Sfollati in Brianza

A Birago, che era una piccola frazione del comune di Lentate sul Seveso, cominciò, e non lo sapevamo ancora, il nostro ultimo anno di guerra. Abitavamo in una grande casa, quasi all’inizio del paese. A poca distanza dall’edificio correva la strada statale dei Giovi, che collegava Milano con Como. Il gruppo di case lungo la statale si chiamava Camnago ed a Camnago c’era anche la stazione ferroviaria, delle FFSS, sempre sulla linea Milano-Como.

Eravamo inquilini della famiglia dei Monguzzi, che era formata da tre sorelle ed un fratello, tutti non coniugati. Il fratello, che si chiamava Luciano, si occupava della coltivazione dei campi di loro proprietà. Si spostava su un carro a due ruote, trainato da un bel cavallo. Le sorelle, la più anziana che si chiamava Bianca, quella di mezzo Valeria e la più giovane, Lisetta apparivano, ai miei occhi, delle attempate zitellone. Bianca vendeva lenzuola, coperte e biancheria intima. Valeria mi sembra lavorasse negli uffici comunali e Lisetta era casalinga, curando polli, tacchini, conigli e l’orto. Oltre a mia nonna, che aveva un appartamento di due o tre stanze al primo piano, viveva nel caseggiato anche una anziana signora polacca, la signora Gisella Bergsmann. Non ho mai saputo se fosse ebrea, ma viveva comunque in modo molto riservato. Non ebbe mai, però, alcun contatto o disturbo dai soldati tedeschi.

La casa si affacciava su di una piazzetta triangolare e all’estremità opposta vi era l’osteria del paese. Frequentata dai locali, per lo più contadini o falegnami (dato che la principale attività di quella zona della Brianza era la produzione di mobili), vedeva sempre accanite e rumorose partite al gioco della “morra”. Questo gioco prevede che i due contendenti abbassino contemporaneamente la mano, esponendo le dita , dichiarando contemporaneamente ad alta voce quale sarà il numero totale di dita calate. Era perciò un continuo sentire urlare “tri”, “quater”, “sett” e così via.

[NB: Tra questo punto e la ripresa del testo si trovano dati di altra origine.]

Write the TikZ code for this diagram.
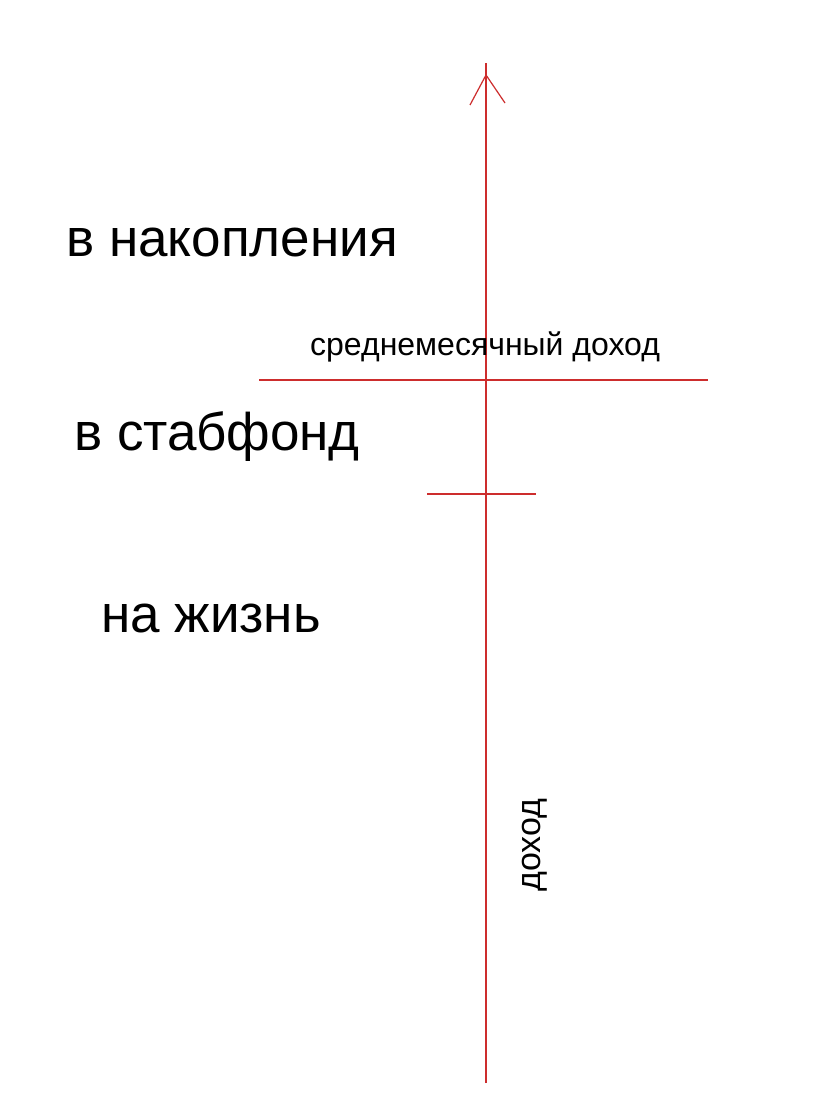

A settembre del ’44 io cominciai a frequentare la scuola del paese, iscritto in terza elementare. La mamma si occupava, assieme alla nonna, della gestione famigliare e papà riprese, come poteva, a dedicarsi alla compravendita di legname. Si era comperato una bella bicicletta (lui che fino ad allora era abituato alla guida di lussuose auto) e con quella teneva i contatti con le segherie ed i mobilieri locali. Una cosa che allora mi colpì era che fra i falegnami ve ne erano molti privi di una o più dita, o monchi di qualche falange, perché se le erano tranciate lavorando con la sega a nastro o con quella circolare.

Avevamo ricominciato ad avere qualche contatto per lettera con mio fratello Lamberto. Era tornato in Italia dalla Germania ed era stato assegnato alla difesa costiera a Portofino, dove però rimase per poco tempo. Fu trasferito in Piemonte, in provincia di Cuneo, e per l’esattezza a Pontechanale, nella Val Varaita, nel massiccio del Monviso. La sua compagnia si doveva occupare della difesa del confine con la Francia. Era di stanza in fondovalle, a circa 1600 metri di quota e in una postazione, situata proprio sulla cresta di confine, all’altitudine di quasi 3000 metri. Per quindici giorni al mese stavano in fondovalle, e per altri quindici giorni salivano in quota per alternarsi con i commilitoni. Quando salivano, dovevano logicamente portare i rifornimenti di viveri, di armi e munizioni necessari per la quindicina. Erano ospitati in una baita, opportunamente nascosta, poco sotto il crinale di confine. Di giorno e di notte si alternavano al servizio di sentinella, con ogni tempo e con il gelo dell’inverno. I suoi compagni erano tutti soldati di leva, e perciò più anziani di Lamberto ed erano quasi tutti veneti, di Bassano, di Padova e di altre località della zona.

Logicamente tutte queste informazioni precise le avemmo da lui quando, terminata la guerra, potè raggiungerci a Birago. Durante il conflitto tutto doveva rimanere riservato.